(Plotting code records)
☆ ☆ ☆ ☆ ☆
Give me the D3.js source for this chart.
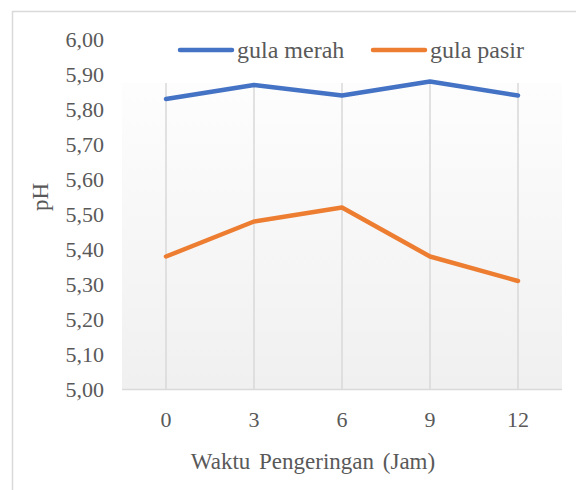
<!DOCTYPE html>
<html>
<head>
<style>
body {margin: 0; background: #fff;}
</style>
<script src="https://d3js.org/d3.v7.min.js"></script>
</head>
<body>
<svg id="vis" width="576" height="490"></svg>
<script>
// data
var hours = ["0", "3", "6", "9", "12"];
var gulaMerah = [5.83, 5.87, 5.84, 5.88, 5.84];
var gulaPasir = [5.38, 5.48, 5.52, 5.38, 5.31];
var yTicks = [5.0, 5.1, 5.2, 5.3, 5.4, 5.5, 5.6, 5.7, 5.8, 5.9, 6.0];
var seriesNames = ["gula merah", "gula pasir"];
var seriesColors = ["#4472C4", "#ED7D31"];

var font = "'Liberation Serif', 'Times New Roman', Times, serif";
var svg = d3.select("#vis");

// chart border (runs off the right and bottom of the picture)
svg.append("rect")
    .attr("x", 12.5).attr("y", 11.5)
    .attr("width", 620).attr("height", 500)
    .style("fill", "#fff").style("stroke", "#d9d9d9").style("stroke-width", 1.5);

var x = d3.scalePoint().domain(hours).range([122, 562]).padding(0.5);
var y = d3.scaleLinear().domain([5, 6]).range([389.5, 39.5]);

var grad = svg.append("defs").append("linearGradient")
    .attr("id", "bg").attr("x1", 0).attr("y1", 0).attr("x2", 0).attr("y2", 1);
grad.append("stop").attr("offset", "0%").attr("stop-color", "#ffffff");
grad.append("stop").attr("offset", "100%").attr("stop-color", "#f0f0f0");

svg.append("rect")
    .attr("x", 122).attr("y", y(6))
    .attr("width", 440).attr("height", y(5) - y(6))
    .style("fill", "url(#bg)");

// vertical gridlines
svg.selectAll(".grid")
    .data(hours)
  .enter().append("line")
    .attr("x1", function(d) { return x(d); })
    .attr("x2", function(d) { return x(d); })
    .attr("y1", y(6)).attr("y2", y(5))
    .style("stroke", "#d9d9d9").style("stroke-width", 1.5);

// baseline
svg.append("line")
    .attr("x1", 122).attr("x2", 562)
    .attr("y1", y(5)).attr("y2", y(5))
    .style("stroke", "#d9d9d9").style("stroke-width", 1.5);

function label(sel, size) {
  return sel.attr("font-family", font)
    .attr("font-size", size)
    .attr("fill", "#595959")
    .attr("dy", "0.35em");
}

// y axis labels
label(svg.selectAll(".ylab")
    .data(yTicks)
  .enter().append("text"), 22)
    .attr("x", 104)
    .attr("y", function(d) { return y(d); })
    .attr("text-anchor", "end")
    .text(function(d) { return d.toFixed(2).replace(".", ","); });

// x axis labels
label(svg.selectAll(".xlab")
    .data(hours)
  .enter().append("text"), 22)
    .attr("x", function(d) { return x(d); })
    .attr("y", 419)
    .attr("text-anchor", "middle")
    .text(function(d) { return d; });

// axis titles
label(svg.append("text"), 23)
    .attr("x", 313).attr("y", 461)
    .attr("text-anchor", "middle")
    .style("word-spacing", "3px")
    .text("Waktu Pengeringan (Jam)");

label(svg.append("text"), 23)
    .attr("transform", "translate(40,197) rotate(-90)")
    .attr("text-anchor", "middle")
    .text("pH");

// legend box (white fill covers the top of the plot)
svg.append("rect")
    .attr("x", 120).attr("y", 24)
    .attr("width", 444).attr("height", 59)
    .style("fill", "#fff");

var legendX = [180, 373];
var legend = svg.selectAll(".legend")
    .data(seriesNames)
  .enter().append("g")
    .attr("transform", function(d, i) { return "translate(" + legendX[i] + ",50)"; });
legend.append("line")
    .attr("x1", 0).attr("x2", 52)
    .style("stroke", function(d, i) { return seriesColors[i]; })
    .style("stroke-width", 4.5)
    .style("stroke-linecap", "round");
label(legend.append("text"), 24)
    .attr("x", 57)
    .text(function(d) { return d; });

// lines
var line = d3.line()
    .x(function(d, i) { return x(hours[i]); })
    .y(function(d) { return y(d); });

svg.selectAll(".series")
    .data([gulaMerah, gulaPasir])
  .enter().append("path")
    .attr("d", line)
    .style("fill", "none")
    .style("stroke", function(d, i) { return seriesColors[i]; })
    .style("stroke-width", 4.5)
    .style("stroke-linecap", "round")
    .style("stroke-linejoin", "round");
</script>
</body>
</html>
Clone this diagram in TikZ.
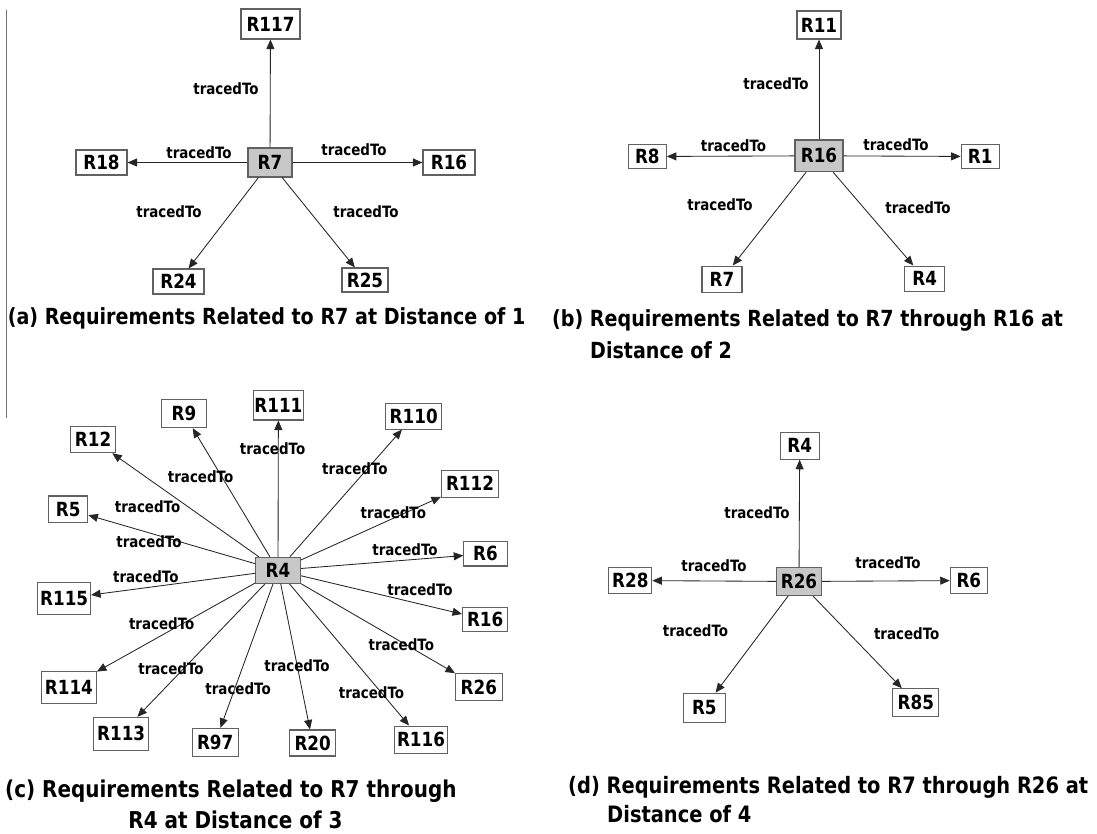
☆ ☆ ☆ ☆ ☆
* **To do**:
Your task is to reproduce exactly the lines from the start of the data above through the line containing "var y = d3.scaleLinear().domain([5, 6]).range([389.5, 39.5]);", leaving every picture out.

* **Written solution**:
Give me the D3.js source for this chart.
<!DOCTYPE html>
<html>
<head>
<style>
body {margin: 0; background: #fff;}
</style>
<script src="https://d3js.org/d3.v7.min.js"></script>
</head>
<body>
<svg id="vis" width="576" height="490"></svg>
<script>
// data
var hours = ["0", "3", "6", "9", "12"];
var gulaMerah = [5.83, 5.87, 5.84, 5.88, 5.84];
var gulaPasir = [5.38, 5.48, 5.52, 5.38, 5.31];
var yTicks = [5.0, 5.1, 5.2, 5.3, 5.4, 5.5, 5.6, 5.7, 5.8, 5.9, 6.0];
var seriesNames = ["gula merah", "gula pasir"];
var seriesColors = ["#4472C4", "#ED7D31"];

var font = "'Liberation Serif', 'Times New Roman', Times, serif";
var svg = d3.select("#vis");

// chart border (runs off the right and bottom of the picture)
svg.append("rect")
    .attr("x", 12.5).attr("y", 11.5)
    .attr("width", 620).attr("height", 500)
    .style("fill", "#fff").style("stroke", "#d9d9d9").style("stroke-width", 1.5);

var x = d3.scalePoint().domain(hours).range([122, 562]).padding(0.5);
var y = d3.scaleLinear().domain([5, 6]).range([389.5, 39.5]);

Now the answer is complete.